There is a C compiler which is in beta, and can be requested. There have
been references to it on this list.

David

While I agree with your definition I’d like to know where you have got this results as mine in worst case conditions have been somewhat different, and worst includes "load+running in SD card " the latency test average have been more around 40 µS:

http://flic.kr/ps/2LwUC9

Therefore, I’m confident in the new latency measurements that I’m going to do with the Charles’ Xenomaibone39 from the emmC, as it will < those in SD.

Hi Charles,

the PREEMPT_RT patches can now be applied to the BBB kernel. As John3909 suggested there is a ready to use patch script available from OSADL. Compiling a BBB kernel 3.12.10-rt15 is quick and easy. But unfortunately, it requires the use of kernel 3.12.x which causes problems with the GPMC as documented at https://groups.google.com/forum/#!searchin/beagleboard/gpmc/beagleboard/KOHLJI1NUTA/8wrsV_ZodDUJ.

In the default BBB kernel there is no “built-in” PREEMPT option. Without that Linux cannot be used for any time critical application and latencies a very bad. Contrary to that the Raspberry PI’s default kernel had PREEMPT activated from the very beginning and does provide some form of determinism out of the box.

What we need is a default kernel that has at least support for the simple PREEMPT option. Yes, there are custom drivers and they need to fit into the concept. But that is working perfectly for the Raspberry PI which definitely uses custom firmware and drivers. The BBB seems to be far behind that.

There's PREEMPT_RT, and there's PREEMPT. *ALL* Linux kernels have
PREEMPT available now. It sounds like you're just complaining that the
kernel was built with a different option than you want. Simply rebuild
the kernel and set CONFIG_PREEMPT instead of CONFIG_PREEMPT_VOLUNTARY:

https://github.com/RobertCNelson/linux-dev/blob/am33x-v3.8/patches/defconfig#L467

Or if you're requesting a change to the default kernel configuration,
you're going about it in kind of a round-about way.
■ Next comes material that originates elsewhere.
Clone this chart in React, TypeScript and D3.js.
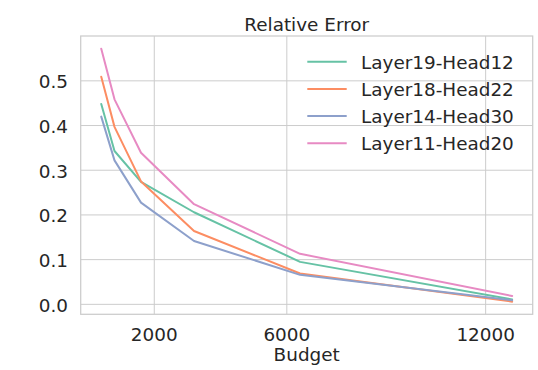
import React from "react";
import * as d3 from "d3";

const budgets = [400, 800, 1600, 3200, 6400, 12800];
const seriesNames = ["Layer19-Head12", "Layer18-Head22", "Layer14-Head30", "Layer11-Head20"];
const layer19Head12 = [0.448, 0.343, 0.274, 0.206, 0.095, 0.011];
const layer18Head22 = [0.509, 0.397, 0.275, 0.164, 0.069, 0.006];
const layer14Head30 = [0.42, 0.322, 0.2275, 0.1416, 0.066, 0.009];
const layer11Head20 = [0.572, 0.4586, 0.339, 0.224, 0.113, 0.0187];
const seriesColors = ["#66c2a5", "#fc8d62", "#8da0cb", "#e78ac3"];
const xTicks = [2000, 6000, 12000];
const yTicks = [0, 0.1, 0.2, 0.3, 0.4, 0.5];

const allSeries = [layer19Head12, layer18Head22, layer14Head30, layer11Head20];

export default function App() {
  const W = 538, H = 370;
  const left = 80.7, right = 532.7, top = 36, bottom = 314.3;
  const font = "'DejaVu Sans', sans-serif";
  const textColor = "#262626";
  const fs = 18.4;

  const [xMin, xMax] = d3.extent(budgets) as [number, number];
  const xPad = (xMax - xMin) * 0.05;
  const allVals = allSeries.flat();
  const [yMin, yMax] = d3.extent(allVals) as [number, number];
  const yPad = (yMax - yMin) * 0.05;

  const x = d3.scaleLinear().domain([xMin - xPad, xMax + xPad]).range([left, right]);
  const y = d3.scaleLinear().domain([yMin - yPad, yMax + yPad]).range([bottom, top]);

  const line = d3
    .line<number>()
    .x((_, i) => x(budgets[i]))
    .y((d) => y(d));

  const legendX = 307.3;
  const legendY0 = 61.7;
  const legendStep = 27.2;

  return (
    <svg width={W} height={H} style={{ position: "absolute", left: 0, top: 0, background: "#fff" }}>
      <rect x={0} y={0} width={W} height={H} fill="#fff" />
      {xTicks.map((t) => (
        <line key={"gx" + t} x1={x(t)} x2={x(t)} y1={top} y2={bottom} stroke="#cccccc" strokeWidth={1} />
      ))}
      {yTicks.map((t) => (
        <line key={"gy" + t} x1={left} x2={right} y1={y(t)} y2={y(t)} stroke="#cccccc" strokeWidth={1} />
      ))}
      {allSeries.map((s, i) => (
        <path
          key={"s" + i}
          d={line(s) || ""}
          fill="none"
          stroke={seriesColors[i]}
          strokeWidth={2}
          strokeLinejoin="round"
          strokeLinecap="round"
        />
      ))}
      <rect x={left} y={top} width={right - left} height={bottom - top} fill="none" stroke="#cccccc" strokeWidth={1.25} />
      {xTicks.map((t) => (
        <text key={"tx" + t} x={x(t)} y={341} textAnchor="middle" fontFamily={font} fontSize={fs} fill={textColor}>
          {String(t)}
        </text>
      ))}
      {yTicks.map((t) => (
        <text key={"ty" + t} x={68} y={y(t) + 7.5} textAnchor="end" fontFamily={font} fontSize={fs} fill={textColor}>
          {d3.format(".1f")(t)}
        </text>
      ))}
      <text x={(left + right) / 2} y={361} textAnchor="middle" fontFamily={font} fontSize={fs} fill={textColor}>
        Budget
      </text>
      <text x={(left + right) / 2} y={31} textAnchor="middle" fontFamily={font} fontSize={fs} fill={textColor}>
        Relative Error
      </text>
      {seriesNames.map((name, i) => (
        <g key={"lg" + i}>
          <line
            x1={legendX}
            x2={legendX + 39.4}
            y1={legendY0 + i * legendStep}
            y2={legendY0 + i * legendStep}
            stroke={seriesColors[i]}
            strokeWidth={2}
          />
          <text x={361} y={legendY0 + i * legendStep + 7} fontFamily={font} fontSize={fs} fill={textColor}>
            {name}
          </text>
        </g>
      ))}
    </svg>
  );
}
I have recently tested kernel 3.8.13-rt9 (https://github.com/beagleboard/kernel/tree/3.8-rt) using git://git.kernel.org/pub/scm/linux/kernel/git/clrkwllms/rt-tests.git. I am using Ubuntu 12.04.4. The load was created using stress –cpu 1 which generates a cpu load of about 100%. I then used cyclictest:

root@ubuntu-armhf:/home/ubuntu/rt-tests# ./cyclictest -l1000000 -m -n -t1 -p99 -i400 -q

/dev/cpu_dma_latency set to 0us

T: 0 ( 770) P:99 I:400 C:1000000 Min: 14 Act: 19 Avg: 18 Max: 132

uname -a reports:

root@ubuntu-armhf:/home/ubuntu/rt-tests# uname -a

Linux ubuntu-armhf 3.8.13-rt9-00899-g160e771 #1 SMP PREEMPT Wed Jun 19 10:49:36 CEST 2013 armv7l armv7l armv7l GNU/Linux

I am absolutely surprised that the result is looking that good.

Of course every user can create his own kernel coniguration or even modify the Linux kernel in any way he wants. But if there is any problem he’s beeing left alone. I think it would be much better to have a default kernel configuration which at least provides simple PREEMPT support. That might help people to fight against most simple latency problems.